Ebner, a Santa Monica resident with more than a decade of pertinent criminal, civil and land-use experience, was dropped from contention after telling the council she was eager to help them clean up the city parks, sources said. Ebner also mentioned in her interview that she had won a lawsuit against the American Civil Liberties Union, which sued Los Angeles over its teen curfew law.

Parks and curfews might be motherhood-and-apple-pie issues in most cities, but not Santa Monica. The parks have for several years been the central battleground in the contentious fight over policies toward the city’s large homeless population--a fight that led to the firing last September of City Atty. Robert M. Myers, creating the vacancy the council is now trying to fill.

A teen curfew is also touchy. Rejecting the pleas of Police Chief James T. Butts, the City Council last year refused to enact a teen curfew after Myers said it would violate the constitutional rights of teen-agers.


Sources said Rothbard, who has been active in Democratic Party politics and is allied with Assemblyman Terry B. Friedman (D-Brentwood), won favor in a taped interview by saying he viewed himself as an attorney for the underdog. Rothbard, who according to property records lives in a $860,000 Pacific Palisades home, has specialized in antitrust law and has no municipal experience.

A 1976 graduate of Hastings College of Law in San Francisco, Rothbard, 42, has been associated with the high-powered Westside firm of Irell & Manella and served on the staff of the U.S. Senate Judiciary Committee on Anti-Trust. He now works for a Seattle-based national firm, Davis, Wright and Tremaine.

Rothbard was appointed to the Santa Monica Mountains Conservancy board of directors by Assembly Speaker Willie Brown in 1991. He is the president of Americans for Nonsmokers’ Rights and is active in Bet Tzedek, a Jewish legal aid organization that Friedman used to head.

Friedman, who did not return repeated calls seeking comment, is believed to be lobbying for Rothbard. In winning reelection in November, Friedman allied himself with the liberal council majority in Santa Monica.

Finalist St. George, 51, is assistant supervisor in the Los Angeles city attorney’s 40-lawyer branch office in West Los Angeles. A graduate of Loyola Law School and a deputy city attorney since 1985, he has criminal law and managerial experience, but no background in civil law. He is active in numerous gay rights organizations, including Lawyers for Human Rights.

Scully, 44, is an Orange County attorney in private practice with experience in both criminal and civil municipal law. She graduated from Loyola Law School in 1977 and worked as an assistant city attorney in Inglewood for five years.


Lawrence, 42, a 1976 graduate of New York University, has been with the Santa Monica city attorney’s office since 1986. He previously taught law at Loyola.

He and Rothbard would appear to have the inside track in a highly fluid situation in which some council members are said to favor keeping the search open to recruit more applicants. The next round of interviews is scheduled for May 27.

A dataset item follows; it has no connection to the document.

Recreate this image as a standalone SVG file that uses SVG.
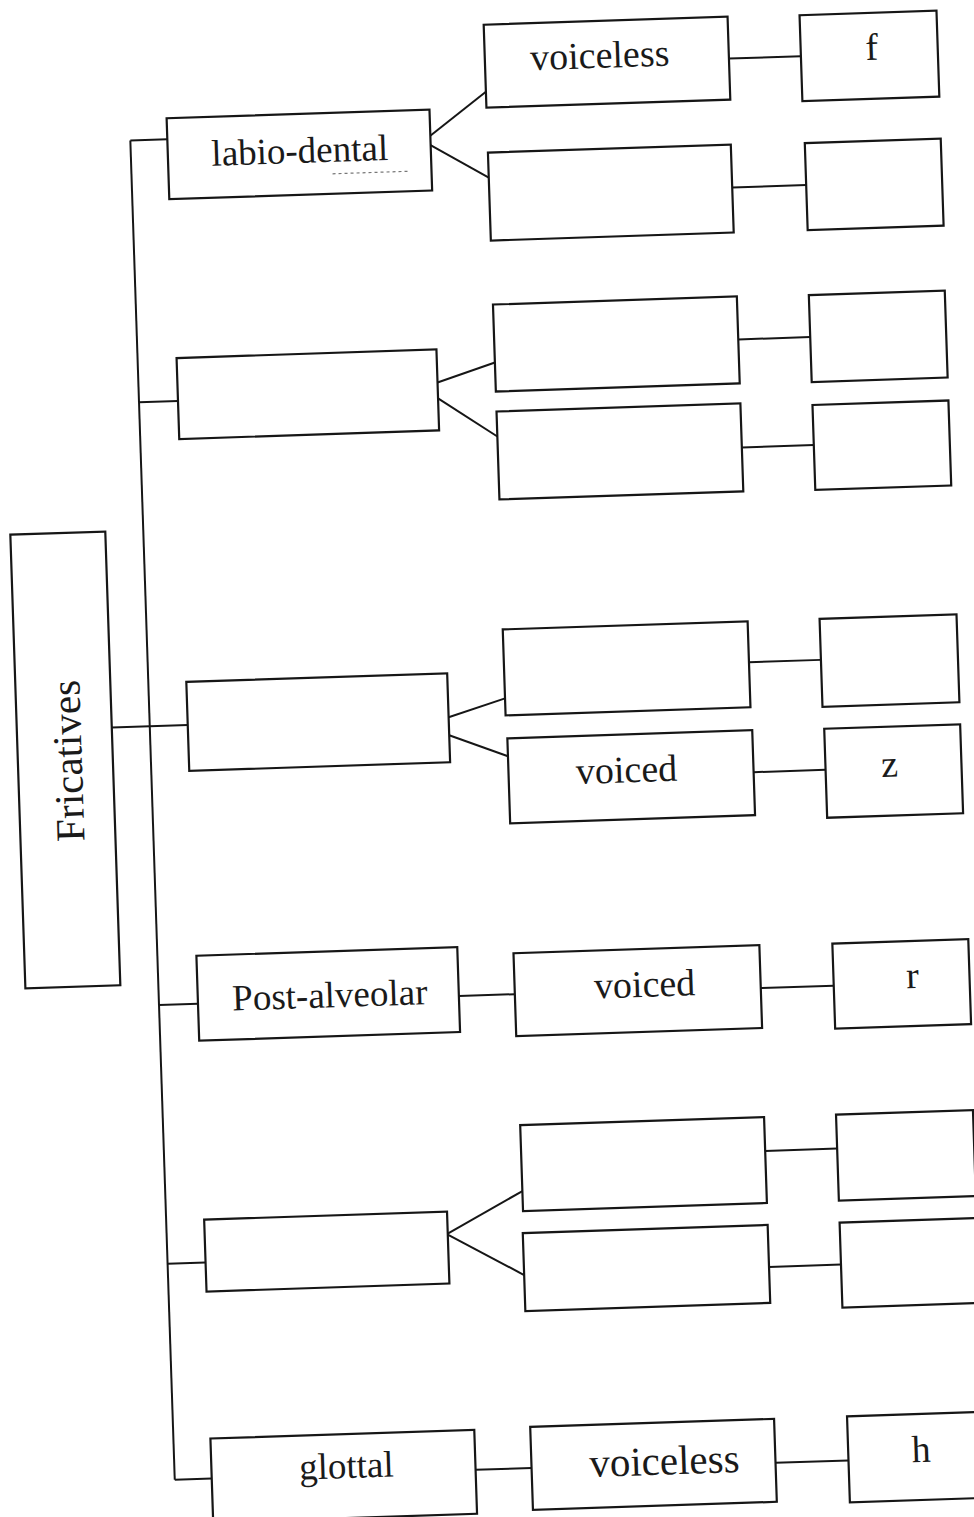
<svg xmlns="http://www.w3.org/2000/svg" width="974" height="1517" viewBox="0 0 974 1517">
  <style>
    .box { fill: #ffffff; stroke: #161616; stroke-width: 2.2; }
    .wire { fill: none; stroke: #161616; stroke-width: 2; }
    .lbl { font-family: "Liberation Serif", "Times New Roman", serif; font-size: 38px; fill: #1a1a1a; text-anchor: middle; }
    .dots { fill: none; stroke: #777777; stroke-width: 1.2; stroke-dasharray: 3 3; }
  </style>
  <rect x="0" y="0" width="974" height="1517" fill="#ffffff"/>
  <!-- whole sheet sits slightly tilted -->
  <g transform="rotate(-1.9 487 758)">
    <g id="connectors">
      <path class="wire" d="M151 129 V1469"/>
      <path class="wire" d="M151 129 H188"/>
      <path class="wire" d="M151 391 H190"/>
      <path class="wire" d="M113 715 H189"/>
      <path class="wire" d="M151 994 H190"/>
      <path class="wire" d="M151 1253 H189"/>
      <path class="wire" d="M151 1469 H188"/>
      <!-- labio-dental branch -->
      <path class="wire" d="M450 135 L508 92"/>
      <path class="wire" d="M450 143 L508 178"/>
      <path class="wire" d="M752 67 H824"/>
      <path class="wire" d="M751 196 H825"/>
      <!-- second branch -->
      <path class="wire" d="M450 381 L508 363"/>
      <path class="wire" d="M450 397 L508 437"/>
      <path class="wire" d="M752 348 H824"/>
      <path class="wire" d="M752 456 H824"/>
      <!-- third branch -->
      <path class="wire" d="M450 716 L507 699"/>
      <path class="wire" d="M450 734 L508 757"/>
      <path class="wire" d="M752 671 H824"/>
      <path class="wire" d="M753 781 H825"/>
      <!-- post-alveolar -->
      <path class="wire" d="M451 995 H507"/>
      <path class="wire" d="M753 997 H826"/>
      <!-- fifth branch -->
      <path class="wire" d="M432 1232 L508 1192"/>
      <path class="wire" d="M432 1233 L507 1276"/>
      <path class="wire" d="M752 1160 H824"/>
      <path class="wire" d="M752 1276 H824"/>
      <!-- glottal -->
      <path class="wire" d="M452 1469 H508"/>
      <path class="wire" d="M752 1472 H825"/>
    </g>

    <g id="fricatives">
      <rect class="box" x="18" y="519" width="95" height="454"/>
      <text class="lbl" x="82" y="747" font-size="41" transform="rotate(-90 82 747)" style="font-size:41px">Fricatives</text>
    </g>

    <g id="labio-dental">
      <rect class="box" x="188" y="108" width="263" height="81"/>
      <text class="lbl" x="320" y="157" style="font-size:37px">labio-dental</text>
      <path class="dots" d="M352 169 H427"/>
    </g>
    <g id="labio-voiceless">
      <rect class="box" x="508" y="25" width="244" height="83"/>
      <text class="lbl" x="623" y="72">voiceless</text>
    </g>
    <g id="labio-voiceless-sound">
      <rect class="box" x="824" y="26" width="137" height="86"/>
      <text class="lbl" x="895" y="73">f</text>
    </g>
    <g id="labio-voiced">
      <rect class="box" x="508" y="153" width="243" height="88"/>
    </g>
    <g id="labio-voiced-sound">
      <rect class="box" x="825" y="154" width="136" height="87"/>
    </g>

    <g id="place-2">
      <rect class="box" x="190" y="348" width="260" height="81"/>
    </g>
    <g id="place-2-upper">
      <rect class="box" x="508" y="305" width="244" height="87"/>
    </g>
    <g id="place-2-upper-sound">
      <rect class="box" x="824" y="306" width="136" height="87"/>
    </g>
    <g id="place-2-lower">
      <rect class="box" x="508" y="412" width="244" height="88"/>
    </g>
    <g id="place-2-lower-sound">
      <rect class="box" x="824" y="416" width="136" height="85"/>
    </g>

    <g id="place-3">
      <rect class="box" x="189" y="672" width="261" height="89"/>
    </g>
    <g id="place-3-upper">
      <rect class="box" x="507" y="630" width="245" height="86"/>
    </g>
    <g id="place-3-upper-sound">
      <rect class="box" x="824" y="630" width="137" height="88"/>
    </g>
    <g id="place-3-voiced">
      <rect class="box" x="508" y="739" width="245" height="85"/>
      <text class="lbl" x="626" y="787">voiced</text>
    </g>
    <g id="place-3-voiced-sound">
      <rect class="box" x="825" y="740" width="136" height="89"/>
      <text class="lbl" x="889" y="790">z</text>
    </g>

    <g id="post-alveolar">
      <rect class="box" x="190" y="946" width="261" height="85"/>
      <text class="lbl" x="322" y="1002" style="font-size:37px">Post-alveolar</text>
    </g>
    <g id="post-alveolar-voiced">
      <rect class="box" x="507" y="954" width="246" height="83"/>
      <text class="lbl" x="637" y="1002">voiced</text>
    </g>
    <g id="post-alveolar-sound">
      <rect class="box" x="826" y="955" width="136" height="85"/>
      <text class="lbl" x="905" y="1002">r</text>
    </g>

    <g id="place-5">
      <rect class="box" x="189" y="1210" width="243" height="72"/>
    </g>
    <g id="place-5-upper">
      <rect class="box" x="508" y="1126" width="244" height="86"/>
    </g>
    <g id="place-5-upper-sound">
      <rect class="box" x="824" y="1126" width="137" height="86"/>
    </g>
    <g id="place-5-lower">
      <rect class="box" x="507" y="1234" width="245" height="78"/>
    </g>
    <g id="place-5-lower-sound">
      <rect class="box" x="824" y="1234" width="137" height="85"/>
    </g>

    <g id="glottal">
      <rect class="box" x="188" y="1429" width="264" height="84"/>
      <text class="lbl" x="323" y="1473" style="font-size:37px">glottal</text>
    </g>
    <g id="glottal-voiceless">
      <rect class="box" x="508" y="1428" width="244" height="83"/>
      <text class="lbl" x="641" y="1480" style="font-size:41px">voiceless</text>
    </g>
    <g id="glottal-sound">
      <rect class="box" x="825" y="1428" width="136" height="86"/>
      <text class="lbl" x="898" y="1476">h</text>
    </g>
  </g>
</svg>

Lawrence has been lobbying for the Santa Monica city attorney’s office since Myers was fired, ostensibly for refusing to write laws he said were unconstitutional and discriminated against the homeless.

In one case, Myers has already been proved right. After he refused the council’s request to write an ordinance to require permits for large groups who want to use the parks, the council hired an outside attorney to write the law. Last month, a federal judge ruled that the law was unconstitutional.

As the author of the city’s tough rent control law and a champion of civil liberties, Myers was very much an ideological soul mate to the council majority. He also was widely regarded for his legal prowess. Lawrence has, for the most part, followed Myers’ prosecution policies--including not filing charges against homeless people who appear to be defying a city law that essentially prohibits camping in city parks.

Lawrence’s hiring could be expected to ignite howls of protest from those who sought Myers’ ouster last year. Community activist Jean Sedillos, for one, refers to Myers and Lawrence as “Tweedle-Dee and Tweedle-Dum.” It would also affirm what Myers himself has insisted--that he was fired two months before the November council elections for purely political reasons.


Genser and Mayor Judy Abdo went on to win new four-year terms on the council after conducting campaigns that called attention to their votes to fire Myers.

Councilman Paul Rosenstein was also elected on the renters’ rights slate, which has a 5-2 majority on the panel and will call the shots on the city attorney selection.

The other new council member, Greenberg, was elected on a public safety slate. But she and Councilman Robert T. Holbrook, who holds similar views, have been silenced by the confidential hiring process. Holbrook refused all comment.

Greenberg would only go so far as to provide a series of rhetorical questions she posed in a column she writes for The Good Life, a local weekly paper.

“Will council members who pay lip service to public safety put their money where their mouth is?” Greenberg asked. “Will council members who emphasize the importance of diversity follow their own affirmative action guidelines? Or will ideological conformity be given preference over qualifications and relevant experience? The public will soon find out.”